Prosecutors initially believed Tyiashia Beane would testify against her brother. Tyiashia Beane told investigators that her brother confessed to her, and offered details from the crime scene, including the fact that the victim was shot with two guns from close range.

"She corroborated everything. She told me she had no trouble testifying against her brother and would have no trouble with the family because it was the right thing to do," said prosecutor Lisa Goldberg, who initially handled the case. "I guess the family is hiding her now."

Quiet witnesses

Austin-Cox said she knows several people -- including some members of her family -- who saw her son being gunned down in East Baltimore's Somerset Homes, but they all refused to tell police who shot him.

"One of the guys who was there, I keep asking him why he won't come forward," she said. "He's afraid he will get shot."

Though it upsets her, she also understands why they decide to hide.

"I'm angry on one hand, and I understand on the other hand because they don't want to jeopardize their lives," she said.

Of the dozens of criminal counts Beane has been charged with as an adult, he has been convicted of only a few stemming from a single incident. In January, he was found guilty of attempted second-degree mur- der, robbery and handgun violations.

The reason he was convicted that time was because a 16-year-old girl had enough courage to testify against him.

She walked onto the witness stand, and shook as she told the jury how Beane robbed her, put a gun to head and pulled the trigger four times.

Beane had allegedly just used the gun to shoot a man in the genitals, but somehow, the gun apparently jammed.

He will be sentenced in that case this month. Prosecutors say they will seek the maximum prison time, which could be as long as 70 years.

Austin-Cox was impressed with the girl who testified against Beane. She went to the trial even though it did not deal with her son's death because she "wanted to see him get punished."

"I'm proud of the girl," Austin-Cox said. "She was somewhat shaky when she testified, but she was brave and she did it."

In the other homicide case against Beane, he was charged with shooting Christopher Smith, 17, in July 2001. But investigators could not build a solid case against him.

"Sometimes the evidence at first blush looks good," said prosecutor Goldberg. "But we got conflicting reports when we got to interviewing people."

In that case, the victim saw two men standing on the corner in the 1600 block of E. Madison St., according to court records. Smith was fatally shot and another man, Vernon Higgs, 23, was wounded.

Beane was arrested, but the charges were dropped.

Sun staff writer Laurie Willis contributed to this article.

Beane's history


In November, Beane is accused of putting a gun to the head of a 15-year-old girl and pulling the trigger four times. It jams.

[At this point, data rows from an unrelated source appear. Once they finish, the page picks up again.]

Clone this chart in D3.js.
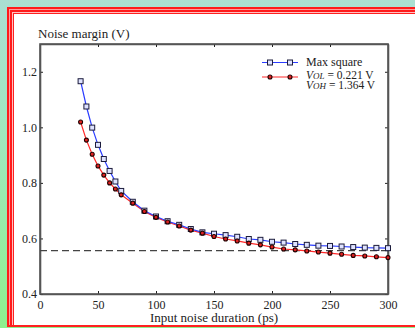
<!DOCTYPE html>
<html>
<head>
<meta charset="utf-8">
<script src="https://cdn.jsdelivr.net/npm/d3@7"></script>
<style>
  html, body { margin: 0; padding: 0; }
  body {
    width: 415px; height: 328px; overflow: hidden; position: relative;
    background: linear-gradient(to bottom, #aadfd2 0%, #9ee8bc 45%, #8ef08e 100%);
  }
  #frame {
    position: absolute; left: 7px; top: 7px; width: 520px; height: 318px;
    background: #fff;
    border-bottom: 2px solid #ff2020;
    box-shadow: inset 2px 2px 0 #ff1a1a, inset 3px 3px 0 #ff9c9c,
                inset 5px 5px 0 #ff1a1a, inset 6px 6px 0 #ffc0c0,
                inset 7px 7px 0 #ff2020;
  }
  svg { position: absolute; left: 0; top: 0; }
  text { font-family: "Liberation Serif", "Times New Roman", serif; fill: #222; }
</style>
</head>
<body>
<div id="frame"></div>
<svg id="chart" width="415" height="328"></svg>
<script>
// Input noise duration (ps)
const durations = [35, 40, 45, 50, 55, 60, 65, 70, 80, 90, 100, 110, 120, 130, 140, 150,
                   160, 170, 180, 190, 200, 210, 220, 230, 240, 250, 260, 270, 280, 290, 300];
// Noise margin (V) with the maximal square pulse
const maxSquare = [1.166, 1.075, 0.999, 0.937, 0.886, 0.843, 0.805, 0.771, 0.732, 0.700,
                   0.679, 0.662, 0.649, 0.634, 0.622, 0.617, 0.612, 0.606, 0.598, 0.595,
                   0.588, 0.585, 0.580, 0.577, 0.574, 0.573, 0.571, 0.569, 0.567, 0.566, 0.565];
// Noise margin (V) for VOL = 0.221 V / VOH = 1.364 V
const volVoh = [1.019, 0.954, 0.903, 0.861, 0.828, 0.800, 0.778, 0.757, 0.727, 0.697,
                0.676, 0.659, 0.645, 0.630, 0.619, 0.607, 0.598, 0.591, 0.583, 0.577,
                0.569, 0.562, 0.559, 0.555, 0.551, 0.547, 0.543, 0.539, 0.537, 0.534, 0.531];
// Static reference level (V)
const staticLevel = 0.556;

const xTicks = [0, 50, 100, 150, 200, 250, 300];
const yTicks = [0.4, 0.6, 0.8, 1.0, 1.2];

const plot = { left: 40, right: 388, top: 44, bottom: 294 };

const svg = d3.select("#chart");
const x = d3.scaleLinear().domain([0, 300]).range([plot.left, plot.right]);
const y = d3.scaleLinear().domain([0.4, 1.3]).range([plot.bottom, plot.top]);

const axisColor = "#555";

// Axes with inward ticks on all four sides
const gB = svg.append("g").attr("transform", `translate(0,${plot.bottom})`)
  .call(d3.axisBottom(x).tickValues(xTicks).tickSize(-3).tickSizeOuter(0).tickPadding(6).tickFormat(d3.format("d")));
const gT = svg.append("g").attr("transform", `translate(0,${plot.top})`)
  .call(d3.axisTop(x).tickValues(xTicks).tickSize(-3).tickSizeOuter(0).tickFormat(""));
const gL = svg.append("g").attr("transform", `translate(${plot.left},0)`)
  .call(d3.axisLeft(y).tickValues(yTicks).tickSize(-3).tickSizeOuter(0).tickPadding(3).tickFormat(d3.format(".1f")));
const gR = svg.append("g").attr("transform", `translate(${plot.right},0)`)
  .call(d3.axisRight(y).tickValues(yTicks).tickSize(-3).tickSizeOuter(0).tickFormat(""));

[gB, gT, gL, gR].forEach(g => {
  g.select(".domain").attr("stroke", axisColor).attr("stroke-width", 1.6);
  g.selectAll(".tick line").attr("stroke", "#222").attr("stroke-width", 1);
  g.selectAll("text").attr("font-family", "Liberation Serif, serif").attr("font-size", 12).attr("fill", "#222");
});
// Axis frame shares the full box
svg.append("rect")
  .attr("x", plot.left).attr("y", plot.top)
  .attr("width", plot.right - plot.left).attr("height", plot.bottom - plot.top)
  .attr("fill", "none").attr("stroke", axisColor).attr("stroke-width", 1.6);

// Axis titles
svg.append("text").attr("x", 38).attr("y", 38).attr("font-size", 13).text("Noise margin (V)");
svg.append("text").attr("x", (plot.left + plot.right) / 2).attr("y", 322)
  .attr("text-anchor", "middle").attr("font-size", 13).text("Input noise duration (ps)");

// Static level as a dashed reference line
svg.append("line")
  .attr("x1", x(0)).attr("x2", x(300))
  .attr("y1", y(staticLevel)).attr("y2", y(staticLevel))
  .attr("stroke", "#444").attr("stroke-width", 1.2).attr("stroke-dasharray", "7,4");

const line = d3.line().x(d => x(d[0])).y(d => y(d[1]));
const blueData = durations.map((d, i) => [d, maxSquare[i]]);
const redData = durations.map((d, i) => [d, volVoh[i]]);

svg.append("path").datum(redData).attr("d", line)
  .attr("fill", "none").attr("stroke", "#ff2a2a").attr("stroke-width", 1.2);
svg.append("path").datum(blueData).attr("d", line)
  .attr("fill", "none").attr("stroke", "#2a3cff").attr("stroke-width", 1.2);

function squares(g, data) {
  g.selectAll("rect.m").data(data).join("rect").attr("class", "m")
    .attr("x", d => x(d[0]) - 2.5).attr("y", d => y(d[1]) - 2.5)
    .attr("width", 5).attr("height", 5)
    .attr("fill", "#dfe3ff").attr("stroke", "#1c1c3c").attr("stroke-width", 1);
}
function circles(g, data) {
  g.selectAll("circle.m").data(data).join("circle").attr("class", "m")
    .attr("cx", d => x(d[0])).attr("cy", d => y(d[1])).attr("r", 2)
    .attr("fill", "#e02020").attr("stroke", "#200").attr("stroke-width", 1.1);
}
squares(svg.append("g"), blueData);
circles(svg.append("g"), redData);

// Legend
const lg = svg.append("g");
const lx0 = 262, lx1 = 298;
lg.append("line").attr("x1", lx0).attr("x2", lx1).attr("y1", 62.5).attr("y2", 62.5)
  .attr("stroke", "#2a3cff").attr("stroke-width", 1.2);
lg.append("line").attr("x1", lx0).attr("x2", lx1).attr("y1", 77).attr("y2", 77)
  .attr("stroke", "#ff2a2a").attr("stroke-width", 1.2);
[270, 290].forEach(px => {
  lg.append("rect").attr("x", px - 2.5).attr("y", 62.5 - 2.5).attr("width", 5).attr("height", 5)
    .attr("fill", "#dfe3ff").attr("stroke", "#1c1c3c").attr("stroke-width", 1);
  lg.append("circle").attr("cx", px).attr("cy", 77).attr("r", 2)
    .attr("fill", "#e02020").attr("stroke", "#200").attr("stroke-width", 1.1);
});
lg.append("text").attr("x", 306).attr("y", 66).attr("font-size", 12).text("Max square");
// Two-line label for the second series
const t = lg.append("text").attr("font-size", 11.5);
const l1 = t.append("tspan").attr("x", 306).attr("y", 78.5);
l1.append("tspan").attr("font-style", "italic").text("V");
l1.append("tspan").attr("font-style", "italic").attr("font-size", 9).text("OL");
l1.append("tspan").text(" = 0.221 V");
const l2 = t.append("tspan").attr("x", 306).attr("y", 89);
l2.append("tspan").attr("font-style", "italic").text("V");
l2.append("tspan").attr("font-style", "italic").attr("font-size", 9).text("OH");
l2.append("tspan").text(" = 1.364 V");
</script>
</body>
</html>
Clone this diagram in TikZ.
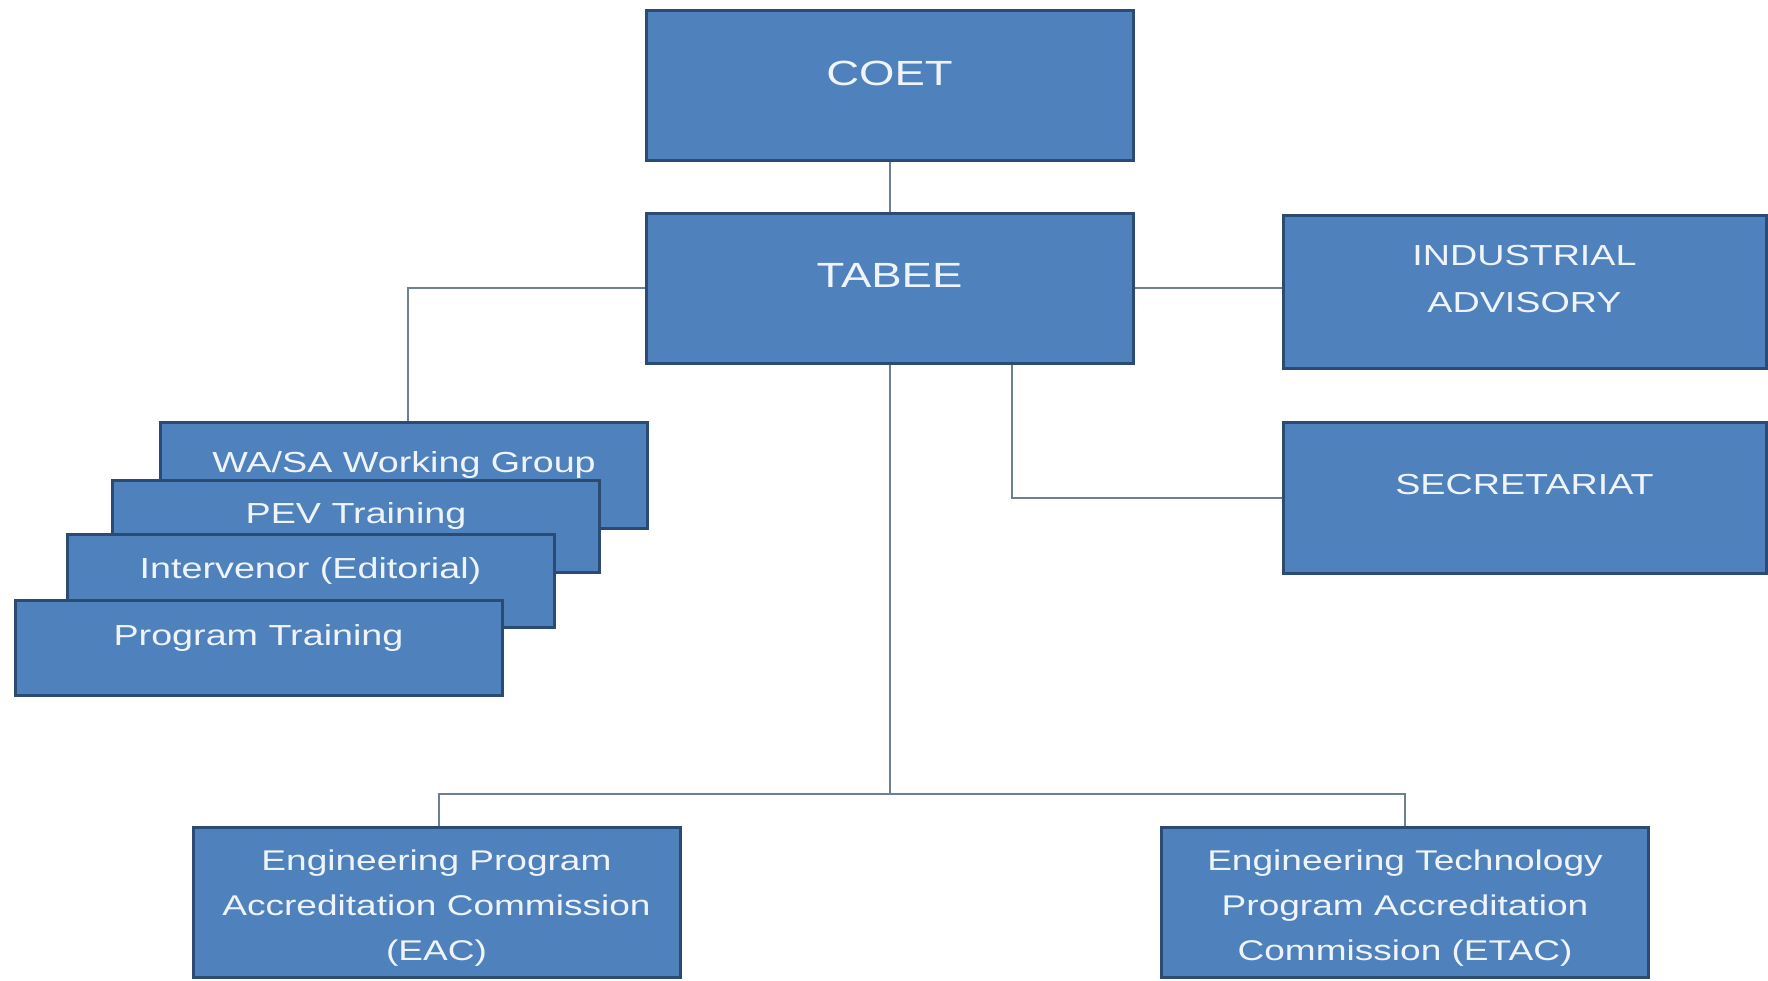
\documentclass[tikz,border=0pt]{standalone}
\usepackage{fontspec}
\newfontfamily\boxfont[FakeStretch=1.3]{Liberation Sans}
\definecolor{boxblue}{HTML}{4F81BD}
\definecolor{boxedge}{HTML}{2C4B74}
\definecolor{linkgray}{HTML}{6E7F90}
\definecolor{boxtext}{HTML}{EEF4FA}
\newcommand{\toplift}{\rule{0pt}{32pt}}
\tikzset{
  unit/.style={rectangle, draw=boxedge, fill=boxblue, line width=3pt, text=boxtext,
    minimum width=487pt, align=center, font=\boxfont\fontsize{29}{47}\selectfont},
  raised/.style={unit, text depth=26pt},
  commission/.style={unit, minimum height=150pt,
    font=\boxfont\fontsize{28.5}{45}\selectfont},
  link/.style={draw=linkgray, line width=2pt}
}
\begin{document}
\begin{tikzpicture}[x=1pt, y=-1pt]
  \useasboundingbox (0,0) rectangle (1768,981);
  \node [raised, minimum height=150pt, font=\boxfont\fontsize{35}{42}\selectfont] (coet) at (889.5,86) {COET};
  \node [raised, minimum height=149pt, font=\boxfont\fontsize{35}{42}\selectfont] (tabee) at (889.5,288.5) {TABEE};
  \node [raised, minimum width=483pt, minimum height=152pt] (indus) at (1524.5,292) {INDUSTRIAL\\ADVISORY};
  \node [raised, minimum width=483pt, minimum height=151pt] (secr) at (1524.5,497.5) {SECRETARIAT};
  \node [raised, minimum height=106pt] (wasa) at (404,475) {WA/SA Working Group};
  \node [raised, minimum height=92pt] (pev) at (356,526) {PEV Training};
  \node [raised, minimum height=93pt] (interv) at (310.5,580.5) {Intervenor (Editorial)};
  \node [raised, minimum height=95pt] (progtr) at (258.5,647.5) {Program Training};
  \node [commission] (eac) at (436.5,902) {\toplift Engineering Program\\Accreditation Commission\\(EAC)};
  \node [commission] (etac) at (1405,902) {\toplift Engineering Technology\\Program Accreditation\\Commission (ETAC)};
  \coordinate (split) at (889.5,794);
  \draw [link] (coet) -- (tabee);
  \draw [link] (tabee.west) -| ([xshift=4pt]wasa.north);
  \draw [link] (tabee.east) -- (tabee.east -| indus.west);
  \draw [link] ([xshift=122.5pt]tabee.south) |- (secr.west);
  \draw [link] (tabee.south) -- (split);
  \draw [link] ([xshift=2.5pt]eac.north) |- (split) -| (etac.north);
\end{tikzpicture}
\end{document}
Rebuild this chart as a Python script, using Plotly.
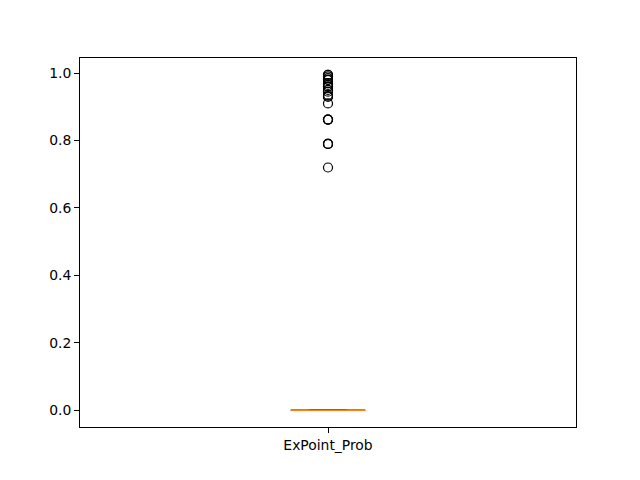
import plotly.graph_objects as go

category = ["ExPoint_Prob"]
# box statistics (q1, median, q3, whisker low, whisker high)
q1 = [0.0]
median = [0.0]
q3 = [0.0]
whisker_lo = [0.0]
whisker_hi = [0.0]
outliers = [0.995, 0.995, 0.99, 0.985, 0.98, 0.98, 0.97, 0.965, 0.96, 0.96, 0.95, 0.945,
            0.935, 0.93, 0.93, 0.91, 0.862, 0.862, 0.862, 0.79, 0.79, 0.79, 0.72]

pos = 1.0
bw = 0.15
cw = bw / 2

fig = go.Figure()
# box
fig.add_trace(go.Scatter(
    x=[pos - bw/2, pos + bw/2, pos + bw/2, pos - bw/2, pos - bw/2],
    y=[q1[0], q1[0], q3[0], q3[0], q1[0]],
    mode="lines", line=dict(color="black", width=1), showlegend=False, hoverinfo="skip"))
# whiskers
fig.add_trace(go.Scatter(x=[pos, pos], y=[q1[0], whisker_lo[0]], mode="lines",
                         line=dict(color="black", width=1), showlegend=False))
fig.add_trace(go.Scatter(x=[pos, pos], y=[q3[0], whisker_hi[0]], mode="lines",
                         line=dict(color="black", width=1), showlegend=False))
# caps
for w in (whisker_lo[0], whisker_hi[0]):
    fig.add_trace(go.Scatter(x=[pos - cw/2, pos + cw/2], y=[w, w], mode="lines",
                             line=dict(color="black", width=1), showlegend=False))
# median
fig.add_trace(go.Scatter(x=[pos - bw/2, pos + bw/2], y=[median[0], median[0]], mode="lines",
                         line=dict(color="#ff7f0e", width=1.5), showlegend=False))
# fliers
fig.add_trace(go.Scatter(x=[pos] * len(outliers), y=outliers, mode="markers",
                         marker=dict(symbol="circle-open", size=9, color="black",
                                     line=dict(width=1.2, color="black")),
                         showlegend=False))

ymin = min(whisker_lo + outliers)
ymax = max(whisker_hi + outliers)
pad = (ymax - ymin) * 0.05

axis_common = dict(showline=True, linecolor="black", linewidth=1, mirror=True,
                   ticks="outside", ticklen=5, tickcolor="black", showgrid=False,
                   zeroline=False, tickfont=dict(size=13.9, color="black"))

fig.update_layout(
    width=640, height=480,
    margin=dict(l=80, r=64, t=58, b=53),
    plot_bgcolor="white", paper_bgcolor="white",
    font=dict(family="DejaVu Sans", size=13.9, color="black"),
    xaxis=dict(range=[0.5, 1.5], tickvals=[pos], ticktext=category, **axis_common),
    yaxis=dict(range=[ymin - pad, ymax + pad], dtick=0.2, tick0=0, tickformat=".1f", **axis_common),
)

fig.write_html("out.html")
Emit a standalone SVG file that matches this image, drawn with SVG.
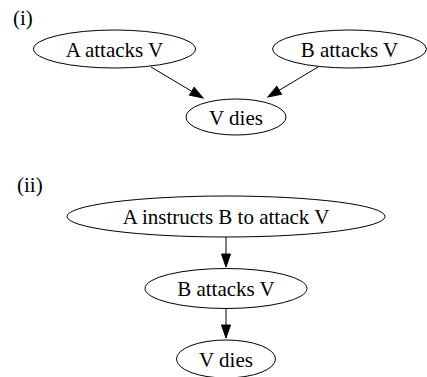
<svg xmlns="http://www.w3.org/2000/svg" width="427" height="377" viewBox="0 0 427 377">
<style>
svg text{font-family:'Liberation Serif',serif !important;font-size:21px}
.n text{text-anchor:middle}
.n ellipse{fill:none;stroke:#000;stroke-width:1}
.e line{stroke:#000;stroke-width:1}
</style>
<defs>
<marker id="ah" markerUnits="userSpaceOnUse" markerWidth="14" markerHeight="10" refX="0" refY="4.5" orient="auto" overflow="visible">
<path d="M0,0 L13,4.5 L0,9 z" fill="#000" stroke="#000" stroke-width="1"/>
</marker>
</defs>
<rect width="427" height="377" fill="#fff"/>
<text x="13" y="25" style="font-family:'Liberation Serif',serif">(i)</text>
<text x="17" y="192" style="font-family:'Liberation Serif',serif">(ii)</text>
<g id="n1" class="n"><ellipse cx="114.5" cy="49" rx="81" ry="19"/><text x="114.5" y="56.5" style="font-family:'Liberation Serif',serif">A attacks V</text></g>
<g id="n2" class="n"><ellipse cx="349.5" cy="49" rx="77" ry="19"/><text x="349.5" y="56.5" style="font-family:'Liberation Serif',serif">B attacks V</text></g>
<g id="n3" class="n"><ellipse cx="236" cy="117" rx="50" ry="18"/><text x="236" y="124.5" style="font-family:'Liberation Serif',serif">V dies</text></g>
<g id="n4" class="n"><ellipse cx="226" cy="216.5" rx="159" ry="20.5"/><text x="226" y="224" style="font-family:'Liberation Serif',serif">A instructs B to attack V</text></g>
<g id="n5" class="n"><ellipse cx="226" cy="288.5" rx="81" ry="20"/><text x="226" y="296" style="font-family:'Liberation Serif',serif">B attacks V</text></g>
<g id="n6" class="n"><ellipse cx="226" cy="359" rx="49.5" ry="19"/><text x="226" y="366.5" style="font-family:'Liberation Serif',serif">V dies</text></g>
<g id="edges" class="e">
<line x1="151" y1="67" x2="191.8" y2="91.3" marker-end="url(#ah)"/>
<line x1="318" y1="67" x2="279.1" y2="90.3" marker-end="url(#ah)"/>
<line x1="226" y1="237" x2="226" y2="254" marker-end="url(#ah)"/>
<line x1="226" y1="308.5" x2="226" y2="325" marker-end="url(#ah)"/>
</g>
</svg>
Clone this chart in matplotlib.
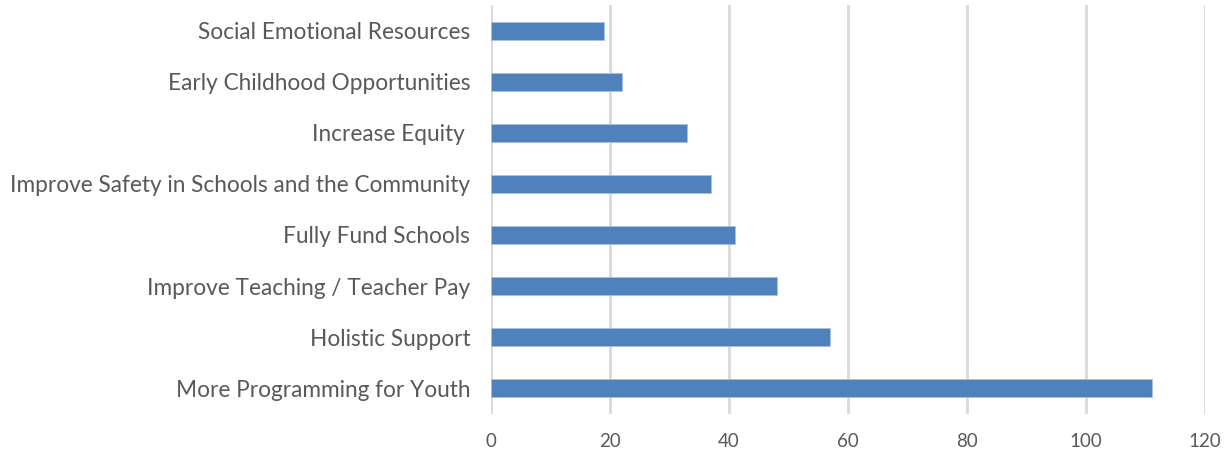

Beane is arrested in December, accused of jamming a gun into a man's mouth and hitting him with it. He is released on bail. 2002

In January, Beane appears in juvenile court for previous assault and drug charges. Prosecutors fail to note the arrest a month earlier and the judge releases him on home detention, fitted with an electronic monitoring device, which police say Beane cuts off. Three days later, Beane is accused of killing Taharka McCoy.

Beane is charged the next month in the killing of Christopher Smith, 17, the previous July. A warrant is issued for his arrest. Days later, he is charged in the McCoy shooting. Prosecutors determine they do not have enough evidence to indict him for the first killing, but he remains in jail. 2003

Beane is convicted of attempted murder after he is accused of pulling the gun on the 15-year-old girl.

Charges are dropped this week in the McCoy killing when a witness disappears.